A series of gruesome horse and pony killings in France have left police baffled and the equine community gripped by fear.
Up to 30 incidents have been reported in pastures across the country, including ears being sliced off, eyes removed, genitals cut, sides slashed and blood being drained.
No meat is taken from the carcasses.
Some of the horrific acts could have been ritual mutilations by an unknown cult, while there are other theories about a “chilling” challenge on social media, or copycat crimes.
In the majority of attacks, an ear – usually the right one – has been sliced off, echoing matadors taking trophies in a bullring.
Agriculture minister Julien Denormandie said he was “excluding nothing” in the investigation and “all means are in motion to end this terror”.
He added: “Ears are cut off, eyes removed, an animal is emptied of its blood.”
The crime locations range from the mountainous Jura region in the east to the Atlantic coast in the west, with many taking place during this summer.

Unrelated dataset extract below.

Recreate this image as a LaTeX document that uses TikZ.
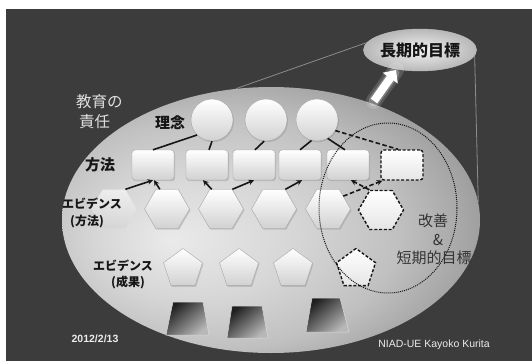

A police spokeswoman in Paris said: “We do not understand the motivation. Is it a satanic rite, insurance fraud, some macabre trophy hunt or an internet challenge? We don’t know. It is very traumatising.”
There is speculation about how such barbaric acts, some surgical in nature, could be carried without knowledge of equine anatomy or on a horse that could presumably flee.
Veterinarian Aude Giraudet, chief of the equine division at the National Veterinary School of Alfort, said: “A fearful horse in a pasture won’t get caught.
“The horse who feels confident with people … he’ll come, find it normal that you put a harness on it or a rope around its neck. I’m not sure you need great knowledge of horses.”
She said an ear can be cut off while the horse is standing, but the animal would need to be prostrate for more grisly mutilations.
A man confronted two attackers at his animal refuge last Monday in a village in the Bourgogne-Franche-Comte region.
The pair fled in a vehicle.
Nicolas Demajean suffered an arm injury during a struggle with one intruder who had a knife, as the other slashed the sides of two ponies, who are traumatised but recovering.
He told TV station France 3: “I used to have confidence putting my horses out to pasture. Today, I have fear in my gut.”
The following day, a young pony was targeted in the Saone-et-Loire region. In another case, some of a horse’s organs were removed.
The president of the French Federation of Equitation has offered to help police investigate the cases.
“We’re all afraid,” said Veronique Dupin, an official of a riding club in the Yvelines region west of Paris, asking that the exact location of the stable not be identified.